The 51% count for a non-eviction plan is based upon the number of residential apartments in the building or buildings, not the number of tenants. That's a fixed number which might only change if there are physical changes to the building such as unit combinations, provided the Attorney General agrees.
The only possible purchasers who may count towards the 51% requirement are tenants who are in occupancy of their apartments on the date the offering plan is accepted for filing. This may be an ever changing number of potential purchasers as tenants come and go, particularly tenants renting at free market rates. Any vacancy eliminates a potential purchaser from the count. Even a new tenant who rents after the offering plan is accepted for filing won't count. Only new tenants who rent before the plan is filed may count.
As tenants turn over during the process the percentage of existing tenants in occupancy needed for the conversion effectively increases. If almost half the building is vacant due to expiring leases or otherwise and not leased again before plan is filed, virtually every tenant in occupancy would have to agree to purchase. If there are more vacancies than that, conversion would be impossible. Converters in recent years wanted vacancies in order to improve the units and increase prices. Now that strategy would work against them, because any purchaser of such a unit would not count towards the 51%. It might actually be necessary to offer to pay existing tenants who are about to leave in order to convince them to stay. That offer may have to be on a non-discriminatory basis, because this is for the group the owner would need to purchase.

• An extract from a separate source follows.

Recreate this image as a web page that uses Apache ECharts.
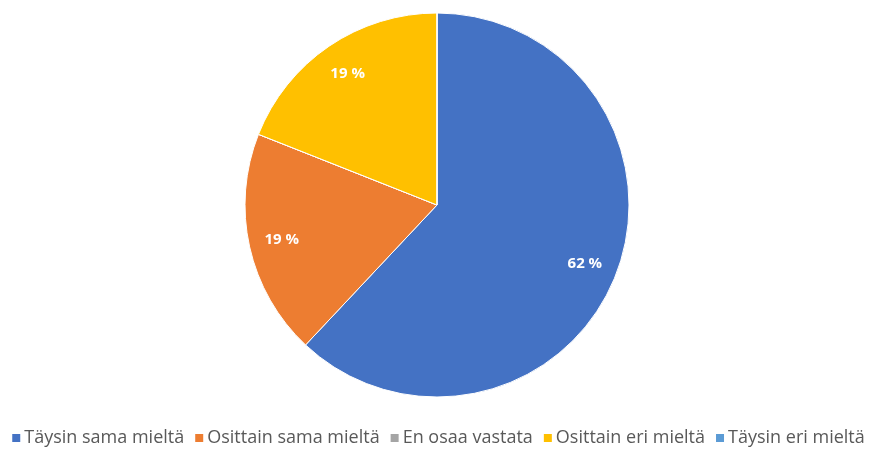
<!DOCTYPE html>
<html>
<head>
<meta charset="utf-8">
<script src="https://cdn.jsdelivr.net/npm/echarts@6/dist/echarts.min.js"></script>
<style>
  html, body { margin: 0; padding: 0; background: #fff; }
  #chart { width: 875px; height: 450px; }
</style>
</head>
<body>
<div id="chart"></div>
<script>
const categories = ['Täysin sama mieltä', 'Osittain sama mieltä', 'En osaa vastata', 'Osittain eri mieltä', 'Täysin eri mieltä']
const shares = [62, 19, 0, 19, 0]
const colors = ['#4472c4', '#ed7d31', '#a5a5a5', '#ffc000', '#5b9bd5']

const pieData = categories.map((name, i) => ({ name, value: shares[i] }))

const chart = echarts.init(document.getElementById('chart'))

chart.setOption({
    backgroundColor: '#fff',
    color: colors,
    animation: false,
    legend: {
        top: 424,
        left: 'center',
        icon: 'rect',
        itemWidth: 10,
        itemHeight: 10,
        itemGap: 9,
        textStyle: {
            fontFamily: 'Open Sans',
            fontSize: 18,
            color: '#595959',
            padding: [0, 0, 0, -2]
        },
        data: categories
    },
    series: [
        {
            type: 'pie',
            center: [437, 205],
            radius: [0, 192],
            startAngle: 90,
            clockwise: true,
            itemStyle: { borderColor: '#fff', borderWidth: 1 },
            label: { show: false },
            labelLine: { show: false },
            emphasis: { disabled: true },
            data: pieData
        },
        {
            // transparent copy only used to place the labels further out
            type: 'pie',
            center: [437, 205],
            radius: [0, 312],
            startAngle: 90,
            clockwise: true,
            silent: true,
            itemStyle: { color: 'rgba(0,0,0,0)', borderWidth: 0 },
            label: {
                show: true,
                position: 'inside',
                color: '#fff',
                fontFamily: 'Open Sans',
                fontWeight: 'bold',
                fontSize: 15,
                formatter: (p) => p.value > 0 ? p.value + ' %' : ''
            },
            labelLine: { show: false },
            emphasis: { disabled: true },
            legendHoverLink: false,
            data: pieData
        }
    ]
})
</script>
</body>
</html>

Using this calculation, it's easy to see that the tenants, who would no doubt organize and sign enforceable "no-buy" pledges as has been done in the past, would have all the power in negotiations. Given that so many of the existing tenants would need to agree to purchase, it's difficult to understand how any converter (especially a condo converter only entitled to ordinary income as a dealer) would net more proceeds from a conversion than the owner could by selling the entire building to an investor.